Van Gogh's The Starry Night embroidered with 50,000 stitches
- Published

The finished work contains about half a mile of thread
A woman has embroidered a replica of artist Vincent van Gogh's The Starry Night - using 50,000 stitches to recreate the famous work.
Miranda van Rossum, a compatriot of the Dutch painter, lives in Hull and used the project to raise funds for charity.
Her 132-day stitchathon, which used about half a mile of thread, has raised more than £1,000 for Hull Foodbank.
Ms van Rossum said: "I started at the beginning of June and it felt like having a sense of purpose."
The crafter, who works as a part-time translator, said: "The food bank was an obvious choice for me in the current climate, it shouldn't be necessary but it is."

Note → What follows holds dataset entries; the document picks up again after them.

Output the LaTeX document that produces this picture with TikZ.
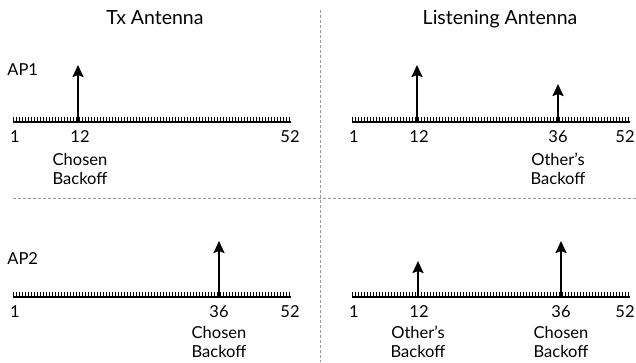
\documentclass[tikz,border=0pt]{standalone}
\usepackage{fontspec}
\setmainfont{Lato}
\usetikzlibrary{arrows.meta}
\begin{document}
\begin{tikzpicture}[x=1pt,y=-1pt,style=thick]
	\tikzset{axisline/.style={line width=2.4pt},
		tickline/.style={line width=0.9pt},
		backoff/.style={line width=2.2pt,-{Stealth[length=12pt,width=11pt,inset=2pt]}},
		divider/.style={black!40,line width=0.6pt,dash pattern=on 3pt off 2pt},
		lbl/.style={font=\fontsize{16.5}{20}\selectfont,inner sep=0pt,anchor=base},
		ttl/.style={font=\fontsize{19.5}{23}\selectfont,inner sep=0pt,anchor=base}}
	\newcommand{\timeline}{%
		\draw[axisline] (13,122) -- (291,122);
		\foreach \t in {0,...,92} \draw[tickline] (13+3*\t,117) -- (13+3*\t,122);
		\node[lbl] (first) at (15,142) {1};
	}
	\useasboundingbox (0,0) rectangle (636,362);
	% dividers
	\draw[divider] (320,10) -- (320,362);
	\draw[divider] (13,198) -- (636,198);
	% titles
	\node[ttl] (txtitle) at (155,24) {Tx Antenna};
	\node[ttl] (lstitle) at (500,24) {Listening Antenna};
	\node[lbl,anchor=base west] (ap1) at (7,75) {AP1};
	\node[lbl,anchor=base west] (ap2) at (7,264) {AP2};
	% AP1, Tx antenna
	\begin{scope}[name prefix=atx-]
		\timeline
		\node[lbl] (last) at (290,142) {52};
		\node[lbl] (n12) at (80,142) {12};
		\coordinate (b12) at (78,122);
		\coordinate (t12) at (78,65);
		\draw[backoff] (b12) -- (t12);
		\node[lbl] (w1) at (80,165) {Chosen};
		\node[lbl] (w2) at (80,184) {Backoff};
	\end{scope}
	% AP1, listening antenna
	\begin{scope}[shift={(339,0)},name prefix=als-]
		\timeline
		\node[lbl,anchor=base east] (last) at (296,142) {52};
		\node[lbl] (n12) at (80,142) {12};
		\node[lbl] (n36) at (219,142) {36};
		\coordinate (b12) at (78,122);
		\coordinate (t12) at (78,65);
		\coordinate (b36) at (219,122);
		\coordinate (t36) at (219,84);
		\draw[backoff] (b12) -- (t12);
		\draw[backoff] (b36) -- (t36);
		\node[lbl] (w1) at (219,165) {Other’s};
		\node[lbl] (w2) at (219,184) {Backoff};
	\end{scope}
	% AP2, Tx antenna
	\begin{scope}[shift={(0,175)},name prefix=btx-]
		\timeline
		\node[lbl] (last) at (290,142) {52};
		\node[lbl] (n36) at (219,142) {36};
		\coordinate (b36) at (219,122);
		\coordinate (t36) at (219,66);
		\draw[backoff] (b36) -- (t36);
		\node[lbl] (w1) at (219,163) {Chosen};
		\node[lbl] (w2) at (219,182) {Backoff};
	\end{scope}
	% AP2, listening antenna
	\begin{scope}[shift={(339,175)},name prefix=bls-]
		\timeline
		\node[lbl,anchor=base east] (last) at (296,142) {52};
		\node[lbl] (n12) at (80,142) {12};
		\node[lbl] (n36) at (222,142) {36};
		\coordinate (b12) at (79,122);
		\coordinate (t12) at (79,86);
		\coordinate (b36) at (222,122);
		\coordinate (t36) at (222,66);
		\draw[backoff] (b12) -- (t12);
		\draw[backoff] (b36) -- (t36);
		\node[lbl] (w1) at (79,163) {Other’s};
		\node[lbl] (w2) at (79,182) {Backoff};
		\node[lbl] (w3) at (222,163) {Chosen};
		\node[lbl] (w4) at (222,182) {Backoff};
	\end{scope}
\end{tikzpicture}
\end{document}
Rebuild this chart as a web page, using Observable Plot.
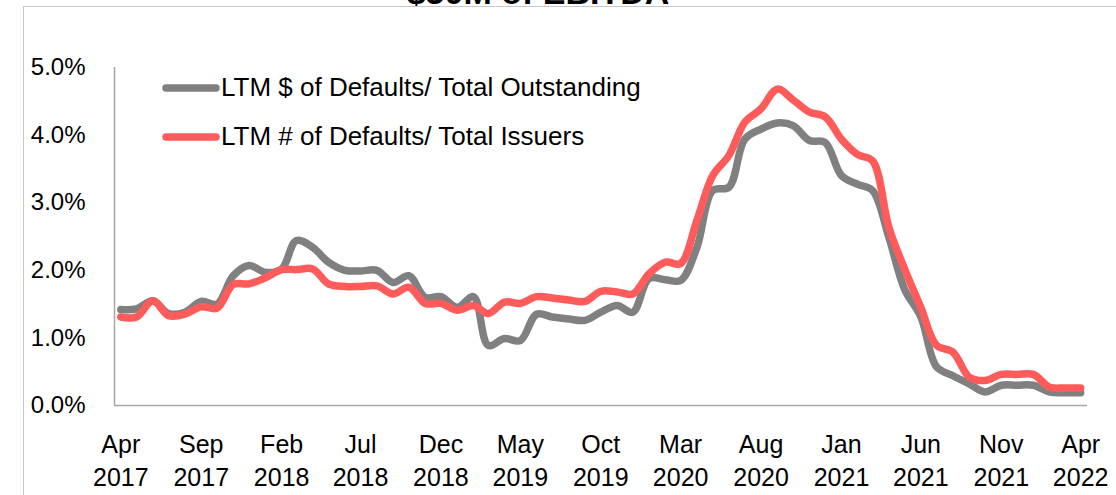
<!DOCTYPE html>
<html>
<head>
<meta charset="utf-8">
<script src="https://cdn.jsdelivr.net/npm/d3@7"></script>
<script src="https://cdn.jsdelivr.net/npm/@observablehq/plot@0.6"></script>
<style>
  html, body { margin: 0; padding: 0; background: #fff; }
  #wrap { position: relative; width: 1116px; height: 495px; overflow: hidden; font-family: "Liberation Sans", Arial, sans-serif; }
  #border { position: absolute; left: 23px; top: 6px; right: -5px; bottom: -5px; border-left: 1.5px solid #c8c8c8; border-top: 1.5px solid #c8c8c8; pointer-events: none; }
  #title { position: absolute; left: 0; width: 1076px; text-align: center; top: -25px; font-weight: bold; font-size: 34px; line-height: 34px; color: #000; }
  #legend { position: absolute; left: 160px; top: 63px; font-size: 26px; color: #000; }
  .li { display: flex; align-items: center; height: 49px; }
  .li svg { margin-right: -1px; }
  #chart { position: absolute; left: 0; top: 0; }
</style>
</head>
<body>
<div id="wrap">
  <div id="chart"></div>
  <div id="title">$50M of EBITDA</div>
  <div id="border"></div>
  <div id="legend"></div>
</div>
<script>
// Monthly observations, Apr 2017 .. Apr 2022
const startMonth = new Date(Date.UTC(2017, 3, 1));
const endMonth = new Date(Date.UTC(2022, 3, 1));
const months = d3.utcMonth.range(startMonth, d3.utcMonth.offset(endMonth, 1));

const seriesNames = ["LTM $ of Defaults/ Total Outstanding", "LTM # of Defaults/ Total Issuers"];
const seriesColors = ["#808080", "#ff5b5b"];

// LTM $ of Defaults / Total Outstanding (%)
const dollarPct = [
  1.42, 1.43, 1.55, 1.36, 1.38, 1.54, 1.50, 1.92, 2.07, 1.97,
  2.02, 2.44, 2.34, 2.12, 2.00, 1.99, 2.00, 1.82, 1.92, 1.60,
  1.61, 1.45, 1.61, 0.89, 0.99, 0.96, 1.35, 1.31, 1.28, 1.26,
  1.38, 1.48, 1.38, 1.88, 1.86, 1.85, 2.34, 3.18, 3.23, 3.94,
  4.09, 4.18, 4.14, 3.92, 3.89, 3.40, 3.27, 3.18, 2.49, 1.72,
  1.31, 0.57, 0.44, 0.32, 0.20, 0.30, 0.30, 0.30, 0.20, 0.19,
  0.19
];
// LTM # of Defaults / Total Issuers (%)
const countPct = [
  1.31, 1.31, 1.55, 1.33, 1.35, 1.46, 1.44, 1.79, 1.80, 1.89,
  2.01, 2.01, 2.02, 1.80, 1.76, 1.76, 1.77, 1.65, 1.75, 1.51,
  1.51, 1.41, 1.48, 1.36, 1.53, 1.51, 1.61, 1.59, 1.56, 1.54,
  1.69, 1.68, 1.65, 1.95, 2.12, 2.10, 2.74, 3.40, 3.70, 4.19,
  4.39, 4.68, 4.52, 4.34, 4.27, 3.94, 3.71, 3.62, 2.64, 2.02,
  1.45, 0.89, 0.79, 0.42, 0.37, 0.46, 0.46, 0.46, 0.27, 0.26,
  0.26
];

// Tick labels
const tickMonths = ["Apr 2017","Sep 2017","Feb 2018","Jul 2018","Dec 2018","May 2019","Oct 2019","Mar 2020","Aug 2020","Jan 2021","Jun 2021","Nov 2021","Apr 2022"];
const yTicks = [0, 1, 2, 3, 4, 5];

const parseTick = d3.utcParse("%b %Y");
const tickDates = tickMonths.map(parseTick);

const rows = [];
months.forEach((m, i) => {
  rows.push({date: m, value: dollarPct[i], series: seriesNames[0]});
});
months.forEach((m, i) => {
  rows.push({date: m, value: countPct[i], series: seriesNames[1]});
});

const xStart = d3.utcDay.offset(startMonth, -11.4);
const xEnd = d3.utcDay.offset(endMonth, 13.3);

const plot = Plot.plot({
  width: 1116,
  height: 495,
  marginLeft: 114,
  marginRight: 29,
  marginTop: 67,
  marginBottom: 90,
  style: {fontFamily: "'Liberation Sans', Arial, sans-serif", color: "#000", background: "transparent", overflow: "visible"},
  x: {type: "utc", domain: [xStart, xEnd]},
  y: {domain: [0, 5]},
  color: {domain: seriesNames, range: seriesColors},
  marks: [
    Plot.axisY({ticks: yTicks, tickSize: 0, tickPadding: 29, fontSize: 24, tickFormat: d => d.toFixed(1) + "%", label: null}),
    Plot.axisX({ticks: tickDates, tickSize: 0, tickPadding: 24, fontSize: 25, lineHeight: 1.32,
      tickFormat: d => d3.utcFormat("%b")(d) + "\n" + d3.utcFormat("%Y")(d), label: null}),
    Plot.ruleY([0], {stroke: "#a6a6a6", strokeWidth: 1.5}),
    Plot.ruleX([xStart], {y1: 0, y2: 5, stroke: "#a6a6a6", strokeWidth: 1.5}),
    Plot.line(rows, {x: "date", y: "value", z: "series", stroke: "series", strokeWidth: 7.5,
      curve: "catmull-rom", strokeLinecap: "round", strokeLinejoin: "round"})
  ]
});
document.getElementById("chart").appendChild(plot);

// Legend
const legend = document.getElementById("legend");
seriesNames.forEach((name, i) => {
  const row = document.createElement("div");
  row.className = "li";
  row.innerHTML = `<svg width="62" height="12"><line x1="6" y1="6" x2="56" y2="6" stroke="${seriesColors[i]}" stroke-width="7.5" stroke-linecap="round"/></svg><span>${name}</span>`;
  legend.appendChild(row);
});
</script>
</body>
</html>
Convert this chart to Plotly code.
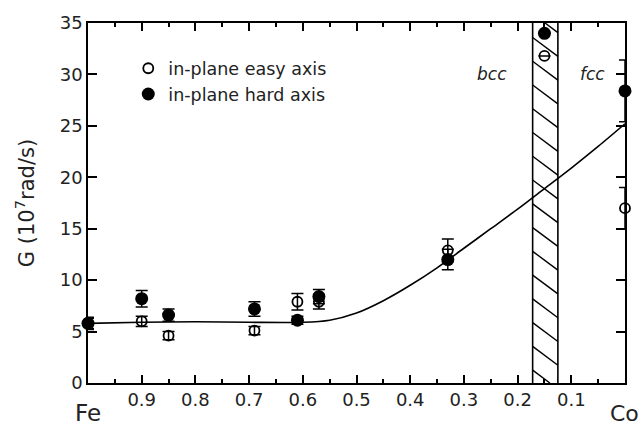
import plotly.graph_objects as go

# Fe(1-x)Co(x) composition axis: Fe fraction, 1 = pure Fe, 0 = pure Co
x_easy = [1.0, 0.90, 0.85, 0.69, 0.61, 0.57, 0.33, 0.15, 0.0]
g_easy = [5.8, 6.0, 4.6, 5.1, 7.9, 7.9, 12.9, 31.8, 17.0]
err_easy = [0.5, 0.5, 0.4, 0.4, 0.8, 0.7, 1.1, None, 2.0]

x_hard = [1.0, 0.90, 0.85, 0.69, 0.61, 0.57, 0.33, 0.15, 0.0]
g_hard = [5.8, 8.2, 6.6, 7.2, 6.1, 8.4, 12.0, 34.0, 28.4]
err_hard = [0.6, 0.8, 0.6, 0.7, 0.4, 0.7, 1.0, None, 3.0]

# guide-to-the-eye curve
x_curve = [1.0, 0.9, 0.8, 0.7, 0.6, 0.55, 0.5, 0.45, 0.4, 0.35, 0.3, 0.25, 0.2, 0.15, 0.1, 0.05, 0.0]
g_curve = [5.8, 5.9, 5.95, 5.9, 5.9, 6.1, 6.8, 8.0, 9.5, 11.2, 13.1, 15.0, 16.9, 18.9, 20.9, 23.0, 25.2]

# bcc/fcc two-phase band
band_left, band_right = 0.172, 0.125

x_ticks = [0.9, 0.8, 0.7, 0.6, 0.5, 0.4, 0.3, 0.2, 0.1]
x_minor = [0.95, 0.85, 0.75, 0.65, 0.55, 0.45, 0.35, 0.25, 0.15, 0.05]
y_ticks = [0, 5, 10, 15, 20, 25, 30, 35]

Y_MAX = 35
FONT = "DejaVu Sans"

fig = go.Figure()

fig.add_trace(go.Scatter(
    x=x_curve, y=g_curve, mode="lines", line=dict(color="black", width=1.6, shape="spline", smoothing=0.8),
    showlegend=False, hoverinfo="skip", cliponaxis=False,
))

fig.add_trace(go.Scatter(
    x=x_easy, y=g_easy, mode="markers", name="in-plane easy axis",
    marker=dict(symbol="circle-open", size=10, color="black", line=dict(width=1.8)),
    error_y=dict(type="data", array=err_easy, visible=True, color="black", thickness=1.5, width=6),
    cliponaxis=False,
))

fig.add_trace(go.Scatter(
    x=x_hard, y=g_hard, mode="markers", name="in-plane hard axis",
    marker=dict(symbol="circle", size=13, color="black"),
    error_y=dict(type="data", array=err_hard, visible=True, color="black", thickness=1.5, width=6),
    cliponaxis=False,
))

# hatched band: border lines and diagonal hatching
shapes = []
for xb in (band_left, band_right):
    shapes.append(dict(type="line", xref="x", yref="y", x0=xb, x1=xb, y0=0, y1=Y_MAX,
                       line=dict(color="black", width=1.6)))
drop, spacing, start = 1.83, 2.31, 1.25
k = -2
while True:
    ya = start + k * spacing          # y at left edge
    yb = ya - drop                    # y at right edge
    if yb > Y_MAX:
        break
    k += 1
    t0, t1 = 0.0, 1.0
    if ya > Y_MAX:
        t0 = (ya - Y_MAX) / drop
    if yb < 0:
        t1 = ya / drop
    if t0 >= t1:
        continue
    xs = [band_left + (band_right - band_left) * t for t in (t0, t1)]
    ys = [ya - drop * t for t in (t0, t1)]
    shapes.append(dict(type="line", xref="x", yref="y", x0=xs[0], y0=ys[0], x1=xs[1], y1=ys[1],
                       line=dict(color="black", width=1.4)))

fig.update_layout(
    width=643, height=425,
    margin=dict(l=88, r=18, t=20, b=42),
    paper_bgcolor="white", plot_bgcolor="white",
    font=dict(family=FONT, size=16, color="#222"),
    shapes=shapes,
    showlegend=True,
    legend=dict(x=0.075, y=0.924, xanchor="left", yanchor="top", bgcolor="rgba(0,0,0,0)",
                font=dict(size=17.5), tracegroupgap=0, itemwidth=30),
    annotations=[
        dict(x=-0.117, y=0.5, xref="paper", yref="paper", text="G (10<sup>7</sup>rad/s)",
             textangle=-90, showarrow=False, xanchor="center", yanchor="middle", font=dict(size=21)),
        dict(x=0.248, y=30, xref="x", yref="y", text="<i>bcc</i>", showarrow=False, font=dict(size=17)),
        dict(x=0.06, y=30, xref="x", yref="y", text="<i>fcc</i>", showarrow=False, font=dict(size=17)),
        dict(x=1.0, y=0, xref="x", yref="paper", text="Fe", showarrow=False, yanchor="middle",
             yshift=-30, font=dict(size=23)),
        dict(x=0.0, y=0, xref="x", yref="paper", text="Co", showarrow=False, yanchor="middle",
             yshift=-30, xshift=-1, font=dict(size=22)),
    ],
)

fig.update_xaxes(
    range=[1.0, 0.0], tickmode="array", tickvals=x_ticks, ticktext=[f"{v:.1f}" for v in x_ticks],
    ticks="inside", ticklen=8, tickwidth=1.5, tickcolor="black",
    minor=dict(tickmode="array", tickvals=x_minor, ticks="inside", ticklen=4, tickwidth=1.5, tickcolor="black"),
    showline=True, linecolor="black", linewidth=1.6, mirror="allticks",
    showgrid=False, zeroline=False, tickfont=dict(size=18),
)
fig.update_yaxes(
    range=[0, Y_MAX], tickmode="array", tickvals=y_ticks,
    ticks="inside", ticklen=9, tickwidth=1.5, tickcolor="black",
    showline=True, linecolor="black", linewidth=1.6, mirror="allticks",
    showgrid=False, zeroline=False, tickfont=dict(size=18),
)

fig.write_html("out.html")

Ms van Rossum, originally from the Netherlands, has lived in Hull for 26 years

Work in progress on the replica of the picture
Ms van Rossum has previously undertaken various stitching tasks including a 24-hour event and a year-long marathon.
This project called Miranda's Big Stitch finished earlier this month.
She said the van Gogh project had taken a long time to complete because of the "complex pattern" she was trying to reproduce.
Van Gogh painted The Starry Night in June 1889. It depicts the view from a window in his room at the St Paul de Mausole asylum in Saint-Rémy-de-Provence, near Avignon, in France.